**WHAT THE TASK ASKS:** Copy out the lines that have "this" in them.

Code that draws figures
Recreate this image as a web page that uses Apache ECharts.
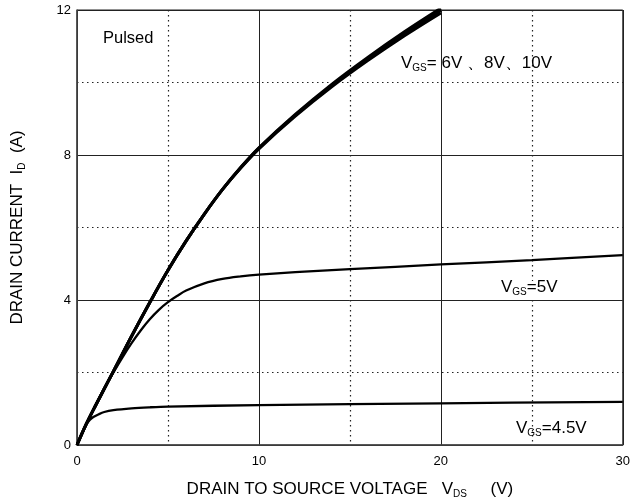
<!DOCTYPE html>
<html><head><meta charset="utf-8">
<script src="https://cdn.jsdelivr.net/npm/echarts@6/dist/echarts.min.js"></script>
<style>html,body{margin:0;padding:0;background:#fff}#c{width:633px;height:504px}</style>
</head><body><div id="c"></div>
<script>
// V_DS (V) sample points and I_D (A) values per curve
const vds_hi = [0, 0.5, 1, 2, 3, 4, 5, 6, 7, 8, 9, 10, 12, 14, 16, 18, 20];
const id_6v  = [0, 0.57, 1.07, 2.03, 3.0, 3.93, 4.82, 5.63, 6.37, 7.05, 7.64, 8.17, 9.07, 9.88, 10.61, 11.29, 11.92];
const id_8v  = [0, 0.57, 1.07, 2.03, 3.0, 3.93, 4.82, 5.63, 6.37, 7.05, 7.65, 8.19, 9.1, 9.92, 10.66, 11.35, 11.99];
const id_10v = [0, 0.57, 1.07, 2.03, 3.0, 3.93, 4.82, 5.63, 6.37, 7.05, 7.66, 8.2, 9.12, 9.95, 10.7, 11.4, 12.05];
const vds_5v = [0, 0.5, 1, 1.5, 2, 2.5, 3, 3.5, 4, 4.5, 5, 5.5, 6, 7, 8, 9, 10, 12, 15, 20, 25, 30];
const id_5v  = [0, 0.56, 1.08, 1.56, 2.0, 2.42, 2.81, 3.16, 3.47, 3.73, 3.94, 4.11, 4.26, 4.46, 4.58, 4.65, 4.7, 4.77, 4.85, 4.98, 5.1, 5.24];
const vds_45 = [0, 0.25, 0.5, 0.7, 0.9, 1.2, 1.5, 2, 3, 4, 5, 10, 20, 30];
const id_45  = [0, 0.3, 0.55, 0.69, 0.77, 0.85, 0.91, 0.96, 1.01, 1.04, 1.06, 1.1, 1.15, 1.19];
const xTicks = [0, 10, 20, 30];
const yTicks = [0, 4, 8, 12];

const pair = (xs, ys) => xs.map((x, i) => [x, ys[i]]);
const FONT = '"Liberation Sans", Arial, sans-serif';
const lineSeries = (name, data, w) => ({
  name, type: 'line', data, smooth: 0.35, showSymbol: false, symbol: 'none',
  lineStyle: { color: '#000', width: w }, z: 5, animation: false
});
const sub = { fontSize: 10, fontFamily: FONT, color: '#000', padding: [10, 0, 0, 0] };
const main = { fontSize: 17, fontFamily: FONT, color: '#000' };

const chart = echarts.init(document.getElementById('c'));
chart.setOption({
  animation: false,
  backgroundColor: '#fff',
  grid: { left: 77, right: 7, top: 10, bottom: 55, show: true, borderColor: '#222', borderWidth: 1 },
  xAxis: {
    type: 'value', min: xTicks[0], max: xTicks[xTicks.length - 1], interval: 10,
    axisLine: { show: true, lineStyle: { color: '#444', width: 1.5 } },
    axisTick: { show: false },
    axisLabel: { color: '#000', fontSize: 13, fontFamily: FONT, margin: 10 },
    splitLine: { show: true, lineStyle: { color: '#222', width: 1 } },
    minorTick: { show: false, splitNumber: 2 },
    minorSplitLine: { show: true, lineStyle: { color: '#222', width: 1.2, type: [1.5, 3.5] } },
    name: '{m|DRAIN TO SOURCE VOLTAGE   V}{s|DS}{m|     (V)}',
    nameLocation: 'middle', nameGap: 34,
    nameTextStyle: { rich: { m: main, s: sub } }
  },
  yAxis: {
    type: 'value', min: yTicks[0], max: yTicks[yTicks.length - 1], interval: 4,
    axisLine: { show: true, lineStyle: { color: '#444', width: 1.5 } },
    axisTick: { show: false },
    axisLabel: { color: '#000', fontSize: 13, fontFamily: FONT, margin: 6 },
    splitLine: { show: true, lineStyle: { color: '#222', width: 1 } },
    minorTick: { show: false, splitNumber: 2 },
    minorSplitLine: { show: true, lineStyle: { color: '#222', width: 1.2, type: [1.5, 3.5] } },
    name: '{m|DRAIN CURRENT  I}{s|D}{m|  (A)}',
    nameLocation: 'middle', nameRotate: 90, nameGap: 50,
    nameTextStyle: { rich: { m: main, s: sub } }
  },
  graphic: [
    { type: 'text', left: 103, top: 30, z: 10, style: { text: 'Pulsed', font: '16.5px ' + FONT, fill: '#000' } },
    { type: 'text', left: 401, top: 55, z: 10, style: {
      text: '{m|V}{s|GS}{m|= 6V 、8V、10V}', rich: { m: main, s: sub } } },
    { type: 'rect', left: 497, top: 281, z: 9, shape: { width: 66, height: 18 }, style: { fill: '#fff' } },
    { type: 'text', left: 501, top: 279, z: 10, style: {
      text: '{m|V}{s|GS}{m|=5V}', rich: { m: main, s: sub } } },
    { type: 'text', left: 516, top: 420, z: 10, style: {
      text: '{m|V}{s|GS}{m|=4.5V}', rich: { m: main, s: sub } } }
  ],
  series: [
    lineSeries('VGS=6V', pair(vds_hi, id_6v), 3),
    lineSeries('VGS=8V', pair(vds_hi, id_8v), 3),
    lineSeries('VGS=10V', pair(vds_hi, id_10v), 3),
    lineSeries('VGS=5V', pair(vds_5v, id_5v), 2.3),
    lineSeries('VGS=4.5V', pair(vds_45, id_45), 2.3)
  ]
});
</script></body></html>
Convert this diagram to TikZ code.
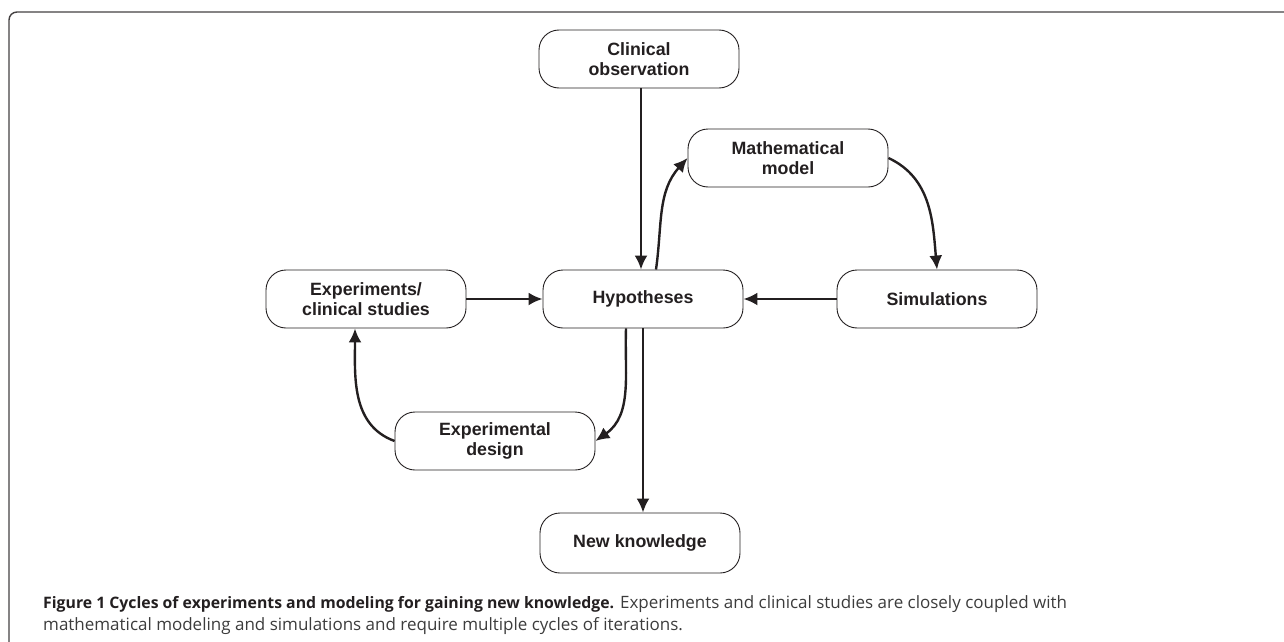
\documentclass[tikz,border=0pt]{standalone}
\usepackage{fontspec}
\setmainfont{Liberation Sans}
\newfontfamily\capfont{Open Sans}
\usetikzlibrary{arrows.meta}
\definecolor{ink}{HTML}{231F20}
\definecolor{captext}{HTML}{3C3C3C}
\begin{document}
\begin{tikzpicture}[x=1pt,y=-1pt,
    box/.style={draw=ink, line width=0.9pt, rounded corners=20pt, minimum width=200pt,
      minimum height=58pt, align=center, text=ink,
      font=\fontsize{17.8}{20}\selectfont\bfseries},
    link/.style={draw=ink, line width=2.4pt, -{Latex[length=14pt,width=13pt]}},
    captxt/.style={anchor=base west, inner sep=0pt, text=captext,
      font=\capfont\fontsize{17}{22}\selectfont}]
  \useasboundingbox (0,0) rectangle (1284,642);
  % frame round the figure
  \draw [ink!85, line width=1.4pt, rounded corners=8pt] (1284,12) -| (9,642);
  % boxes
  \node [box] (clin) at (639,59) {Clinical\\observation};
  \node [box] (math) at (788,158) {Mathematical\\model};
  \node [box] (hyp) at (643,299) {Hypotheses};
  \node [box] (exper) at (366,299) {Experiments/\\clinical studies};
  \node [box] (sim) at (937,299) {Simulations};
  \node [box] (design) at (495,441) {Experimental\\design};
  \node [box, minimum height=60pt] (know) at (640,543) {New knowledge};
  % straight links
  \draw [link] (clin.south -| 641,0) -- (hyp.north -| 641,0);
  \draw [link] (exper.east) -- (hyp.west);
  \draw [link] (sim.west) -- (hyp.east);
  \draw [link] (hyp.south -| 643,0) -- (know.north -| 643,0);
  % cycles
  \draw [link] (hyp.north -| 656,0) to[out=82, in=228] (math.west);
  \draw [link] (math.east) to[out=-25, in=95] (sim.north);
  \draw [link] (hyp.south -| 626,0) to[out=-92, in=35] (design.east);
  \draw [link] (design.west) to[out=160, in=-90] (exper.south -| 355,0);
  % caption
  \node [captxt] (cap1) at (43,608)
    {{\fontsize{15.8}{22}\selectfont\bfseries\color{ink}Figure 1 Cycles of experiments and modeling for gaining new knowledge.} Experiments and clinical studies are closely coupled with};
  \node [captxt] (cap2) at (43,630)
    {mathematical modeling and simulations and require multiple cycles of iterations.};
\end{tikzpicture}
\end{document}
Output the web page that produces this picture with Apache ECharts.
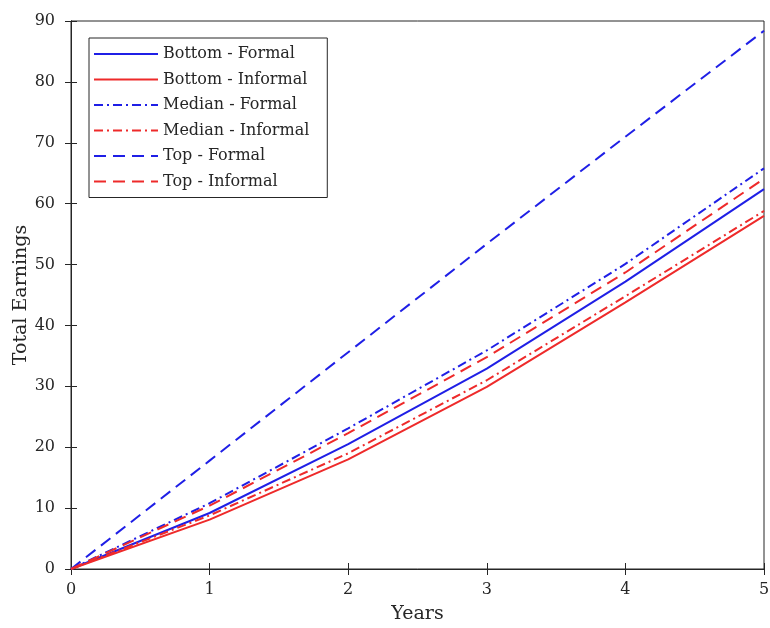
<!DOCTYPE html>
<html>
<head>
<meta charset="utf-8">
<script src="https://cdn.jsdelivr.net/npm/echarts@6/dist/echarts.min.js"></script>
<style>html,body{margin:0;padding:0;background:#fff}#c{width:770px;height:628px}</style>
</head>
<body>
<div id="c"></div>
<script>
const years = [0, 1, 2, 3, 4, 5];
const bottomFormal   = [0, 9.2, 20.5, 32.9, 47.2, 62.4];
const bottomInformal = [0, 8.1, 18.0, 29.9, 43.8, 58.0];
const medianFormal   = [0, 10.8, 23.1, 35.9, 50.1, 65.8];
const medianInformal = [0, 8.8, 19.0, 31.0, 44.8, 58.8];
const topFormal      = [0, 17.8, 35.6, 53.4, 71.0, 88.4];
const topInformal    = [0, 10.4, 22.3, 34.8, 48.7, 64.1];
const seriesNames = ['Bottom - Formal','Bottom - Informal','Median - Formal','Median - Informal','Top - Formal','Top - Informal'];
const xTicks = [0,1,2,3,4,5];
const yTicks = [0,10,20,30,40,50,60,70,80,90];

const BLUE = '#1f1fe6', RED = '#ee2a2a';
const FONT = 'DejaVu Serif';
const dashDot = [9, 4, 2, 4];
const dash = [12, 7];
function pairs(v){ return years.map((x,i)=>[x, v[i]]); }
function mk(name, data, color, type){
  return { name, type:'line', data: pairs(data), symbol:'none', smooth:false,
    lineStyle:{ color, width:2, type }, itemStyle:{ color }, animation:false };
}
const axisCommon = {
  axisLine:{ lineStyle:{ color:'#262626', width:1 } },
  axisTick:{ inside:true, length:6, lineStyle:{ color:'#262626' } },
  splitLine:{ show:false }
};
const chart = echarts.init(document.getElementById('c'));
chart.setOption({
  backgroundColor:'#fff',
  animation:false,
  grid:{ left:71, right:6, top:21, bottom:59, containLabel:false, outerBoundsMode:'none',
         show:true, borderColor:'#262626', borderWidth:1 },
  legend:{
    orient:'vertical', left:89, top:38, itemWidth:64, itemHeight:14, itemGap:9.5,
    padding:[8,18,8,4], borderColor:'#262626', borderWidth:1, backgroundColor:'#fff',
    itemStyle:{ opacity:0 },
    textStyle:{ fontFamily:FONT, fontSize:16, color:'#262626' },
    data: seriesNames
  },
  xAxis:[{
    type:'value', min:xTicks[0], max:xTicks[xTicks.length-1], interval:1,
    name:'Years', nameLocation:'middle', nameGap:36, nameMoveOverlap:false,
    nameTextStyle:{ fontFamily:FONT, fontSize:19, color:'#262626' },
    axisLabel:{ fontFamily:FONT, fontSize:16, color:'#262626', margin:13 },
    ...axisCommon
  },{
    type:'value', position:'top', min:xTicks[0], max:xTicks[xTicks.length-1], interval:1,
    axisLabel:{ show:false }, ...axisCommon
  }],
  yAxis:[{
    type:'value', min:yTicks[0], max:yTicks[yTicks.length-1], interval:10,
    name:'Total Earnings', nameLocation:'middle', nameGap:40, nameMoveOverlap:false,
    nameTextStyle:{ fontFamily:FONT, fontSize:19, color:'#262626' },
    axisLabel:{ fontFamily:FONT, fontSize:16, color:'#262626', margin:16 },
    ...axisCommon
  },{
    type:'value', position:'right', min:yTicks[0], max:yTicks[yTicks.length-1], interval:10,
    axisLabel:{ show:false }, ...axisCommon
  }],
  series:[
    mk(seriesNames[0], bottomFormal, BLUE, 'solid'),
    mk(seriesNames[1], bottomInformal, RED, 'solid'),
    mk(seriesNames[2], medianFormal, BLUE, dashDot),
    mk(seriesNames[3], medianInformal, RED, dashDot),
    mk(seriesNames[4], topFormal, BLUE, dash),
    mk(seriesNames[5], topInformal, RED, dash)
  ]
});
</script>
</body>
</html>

**EXERCISE ANSWER:**
Recreate this image as a web page that uses Apache ECharts.
Convert this diagram to TikZ code.
Output the web page that produces this picture with Apache ECharts.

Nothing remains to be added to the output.